→ PROBLEM TO SOLVE: Transcribe every entry word for word, but skip the images.

→ MATERIAL SUPPLIED:
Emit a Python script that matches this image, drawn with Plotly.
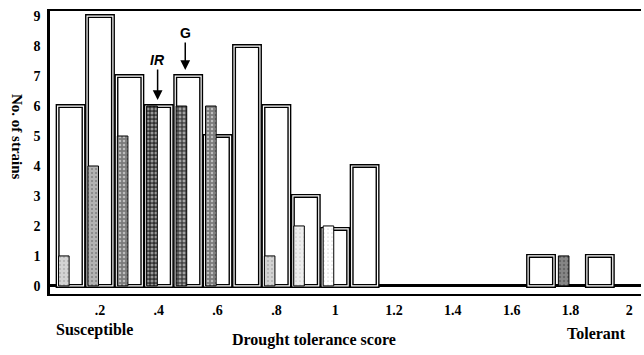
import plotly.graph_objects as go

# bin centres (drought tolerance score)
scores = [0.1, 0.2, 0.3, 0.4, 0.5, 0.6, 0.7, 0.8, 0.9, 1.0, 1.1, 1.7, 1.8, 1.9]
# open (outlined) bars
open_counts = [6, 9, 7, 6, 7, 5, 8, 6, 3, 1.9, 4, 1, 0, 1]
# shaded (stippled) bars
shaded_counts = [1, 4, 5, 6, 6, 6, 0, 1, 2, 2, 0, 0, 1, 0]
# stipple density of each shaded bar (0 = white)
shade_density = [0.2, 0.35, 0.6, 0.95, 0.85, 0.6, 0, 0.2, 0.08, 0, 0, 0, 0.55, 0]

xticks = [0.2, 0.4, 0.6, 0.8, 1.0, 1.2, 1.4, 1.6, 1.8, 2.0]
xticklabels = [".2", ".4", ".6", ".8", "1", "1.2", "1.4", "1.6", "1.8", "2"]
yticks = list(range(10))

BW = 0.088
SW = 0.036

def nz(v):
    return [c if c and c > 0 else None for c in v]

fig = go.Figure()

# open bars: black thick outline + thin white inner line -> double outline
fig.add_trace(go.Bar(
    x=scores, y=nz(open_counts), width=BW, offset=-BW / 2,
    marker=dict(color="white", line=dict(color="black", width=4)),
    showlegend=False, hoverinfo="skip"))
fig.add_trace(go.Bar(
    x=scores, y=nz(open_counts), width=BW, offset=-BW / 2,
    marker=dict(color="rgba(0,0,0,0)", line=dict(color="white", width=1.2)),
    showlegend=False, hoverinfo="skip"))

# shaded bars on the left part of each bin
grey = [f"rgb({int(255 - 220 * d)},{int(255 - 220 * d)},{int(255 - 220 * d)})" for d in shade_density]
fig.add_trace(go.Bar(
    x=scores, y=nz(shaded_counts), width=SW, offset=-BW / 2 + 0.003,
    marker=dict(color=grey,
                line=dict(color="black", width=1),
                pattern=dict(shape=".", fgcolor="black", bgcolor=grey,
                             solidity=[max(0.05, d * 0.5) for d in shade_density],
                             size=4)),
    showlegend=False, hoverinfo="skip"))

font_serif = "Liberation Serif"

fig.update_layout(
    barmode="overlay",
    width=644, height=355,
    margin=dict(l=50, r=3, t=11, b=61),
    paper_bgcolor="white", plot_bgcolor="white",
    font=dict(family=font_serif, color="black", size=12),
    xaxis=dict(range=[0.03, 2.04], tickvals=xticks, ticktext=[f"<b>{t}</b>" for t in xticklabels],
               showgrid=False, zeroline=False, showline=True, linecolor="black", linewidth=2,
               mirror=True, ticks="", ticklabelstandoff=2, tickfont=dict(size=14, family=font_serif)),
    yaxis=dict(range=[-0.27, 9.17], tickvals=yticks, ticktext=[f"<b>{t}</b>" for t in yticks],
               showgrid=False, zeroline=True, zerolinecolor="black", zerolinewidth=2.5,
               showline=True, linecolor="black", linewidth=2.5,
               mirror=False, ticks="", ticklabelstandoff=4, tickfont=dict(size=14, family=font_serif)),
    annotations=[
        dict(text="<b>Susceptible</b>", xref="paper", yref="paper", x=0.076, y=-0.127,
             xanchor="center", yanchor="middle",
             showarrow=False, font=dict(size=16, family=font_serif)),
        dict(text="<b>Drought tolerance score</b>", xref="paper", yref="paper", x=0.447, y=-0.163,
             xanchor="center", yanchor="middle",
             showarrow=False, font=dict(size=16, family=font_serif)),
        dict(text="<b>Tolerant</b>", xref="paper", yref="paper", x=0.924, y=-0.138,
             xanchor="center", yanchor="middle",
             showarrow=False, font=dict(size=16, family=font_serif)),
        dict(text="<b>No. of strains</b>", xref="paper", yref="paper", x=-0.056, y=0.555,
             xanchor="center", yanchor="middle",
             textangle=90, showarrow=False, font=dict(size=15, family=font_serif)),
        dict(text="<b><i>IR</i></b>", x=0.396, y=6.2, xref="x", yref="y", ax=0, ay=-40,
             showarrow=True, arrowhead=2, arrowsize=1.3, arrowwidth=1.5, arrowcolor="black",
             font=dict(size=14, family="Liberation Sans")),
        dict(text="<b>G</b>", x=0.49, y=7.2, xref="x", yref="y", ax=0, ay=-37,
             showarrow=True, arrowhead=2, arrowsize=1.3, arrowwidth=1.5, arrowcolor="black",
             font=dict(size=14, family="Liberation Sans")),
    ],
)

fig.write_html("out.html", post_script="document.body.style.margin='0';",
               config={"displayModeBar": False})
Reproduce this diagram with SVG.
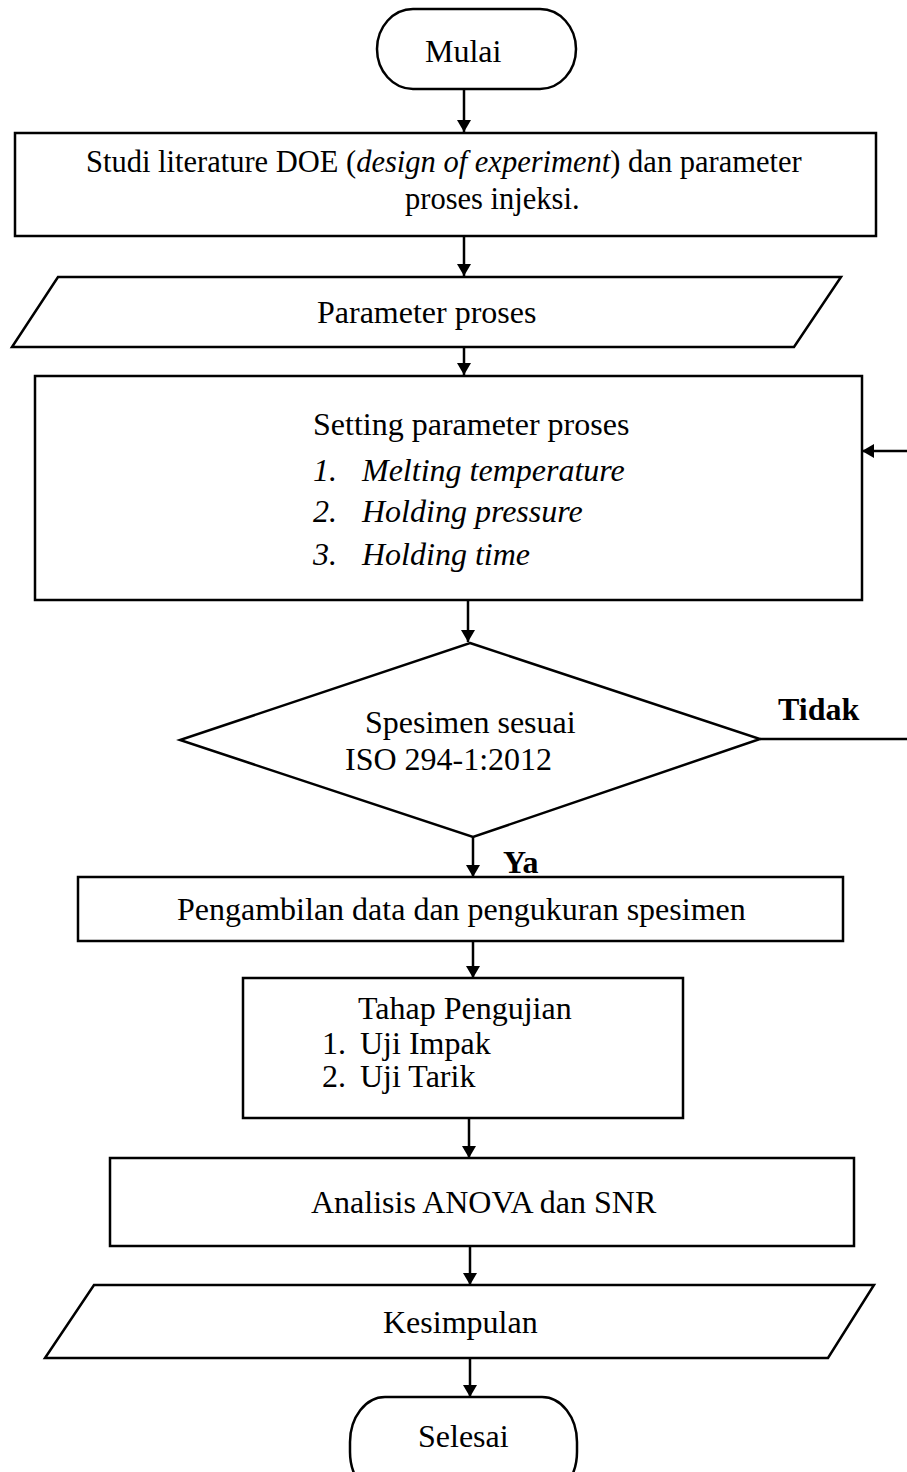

→ TASK ANSWER:
Emit a Python script that matches this image, drawn with Plotly.
import plotly.graph_objects as go

# bin centres (drought tolerance score)
scores = [0.1, 0.2, 0.3, 0.4, 0.5, 0.6, 0.7, 0.8, 0.9, 1.0, 1.1, 1.7, 1.8, 1.9]
# open (outlined) bars
open_counts = [6, 9, 7, 6, 7, 5, 8, 6, 3, 1.9, 4, 1, 0, 1]
# shaded (stippled) bars
shaded_counts = [1, 4, 5, 6, 6, 6, 0, 1, 2, 2, 0, 0, 1, 0]
# stipple density of each shaded bar (0 = white)
shade_density = [0.2, 0.35, 0.6, 0.95, 0.85, 0.6, 0, 0.2, 0.08, 0, 0, 0, 0.55, 0]

xticks = [0.2, 0.4, 0.6, 0.8, 1.0, 1.2, 1.4, 1.6, 1.8, 2.0]
xticklabels = [".2", ".4", ".6", ".8", "1", "1.2", "1.4", "1.6", "1.8", "2"]
yticks = list(range(10))

BW = 0.088
SW = 0.036

def nz(v):
    return [c if c and c > 0 else None for c in v]

fig = go.Figure()

# open bars: black thick outline + thin white inner line -> double outline
fig.add_trace(go.Bar(
    x=scores, y=nz(open_counts), width=BW, offset=-BW / 2,
    marker=dict(color="white", line=dict(color="black", width=4)),
    showlegend=False, hoverinfo="skip"))
fig.add_trace(go.Bar(
    x=scores, y=nz(open_counts), width=BW, offset=-BW / 2,
    marker=dict(color="rgba(0,0,0,0)", line=dict(color="white", width=1.2)),
    showlegend=False, hoverinfo="skip"))

# shaded bars on the left part of each bin
grey = [f"rgb({int(255 - 220 * d)},{int(255 - 220 * d)},{int(255 - 220 * d)})" for d in shade_density]
fig.add_trace(go.Bar(
    x=scores, y=nz(shaded_counts), width=SW, offset=-BW / 2 + 0.003,
    marker=dict(color=grey,
                line=dict(color="black", width=1),
                pattern=dict(shape=".", fgcolor="black", bgcolor=grey,
                             solidity=[max(0.05, d * 0.5) for d in shade_density],
                             size=4)),
    showlegend=False, hoverinfo="skip"))

font_serif = "Liberation Serif"

fig.update_layout(
    barmode="overlay",
    width=644, height=355,
    margin=dict(l=50, r=3, t=11, b=61),
    paper_bgcolor="white", plot_bgcolor="white",
    font=dict(family=font_serif, color="black", size=12),
    xaxis=dict(range=[0.03, 2.04], tickvals=xticks, ticktext=[f"<b>{t}</b>" for t in xticklabels],
               showgrid=False, zeroline=False, showline=True, linecolor="black", linewidth=2,
               mirror=True, ticks="", ticklabelstandoff=2, tickfont=dict(size=14, family=font_serif)),
    yaxis=dict(range=[-0.27, 9.17], tickvals=yticks, ticktext=[f"<b>{t}</b>" for t in yticks],
               showgrid=False, zeroline=True, zerolinecolor="black", zerolinewidth=2.5,
               showline=True, linecolor="black", linewidth=2.5,
               mirror=False, ticks="", ticklabelstandoff=4, tickfont=dict(size=14, family=font_serif)),
    annotations=[
        dict(text="<b>Susceptible</b>", xref="paper", yref="paper", x=0.076, y=-0.127,
             xanchor="center", yanchor="middle",
             showarrow=False, font=dict(size=16, family=font_serif)),
        dict(text="<b>Drought tolerance score</b>", xref="paper", yref="paper", x=0.447, y=-0.163,
             xanchor="center", yanchor="middle",
             showarrow=False, font=dict(size=16, family=font_serif)),
        dict(text="<b>Tolerant</b>", xref="paper", yref="paper", x=0.924, y=-0.138,
             xanchor="center", yanchor="middle",
             showarrow=False, font=dict(size=16, family=font_serif)),
        dict(text="<b>No. of strains</b>", xref="paper", yref="paper", x=-0.056, y=0.555,
             xanchor="center", yanchor="middle",
             textangle=90, showarrow=False, font=dict(size=15, family=font_serif)),
        dict(text="<b><i>IR</i></b>", x=0.396, y=6.2, xref="x", yref="y", ax=0, ay=-40,
             showarrow=True, arrowhead=2, arrowsize=1.3, arrowwidth=1.5, arrowcolor="black",
             font=dict(size=14, family="Liberation Sans")),
        dict(text="<b>G</b>", x=0.49, y=7.2, xref="x", yref="y", ax=0, ay=-37,
             showarrow=True, arrowhead=2, arrowsize=1.3, arrowwidth=1.5, arrowcolor="black",
             font=dict(size=14, family="Liberation Sans")),
    ],
)

fig.write_html("out.html", post_script="document.body.style.margin='0';",
               config={"displayModeBar": False})
Reproduce this diagram with SVG.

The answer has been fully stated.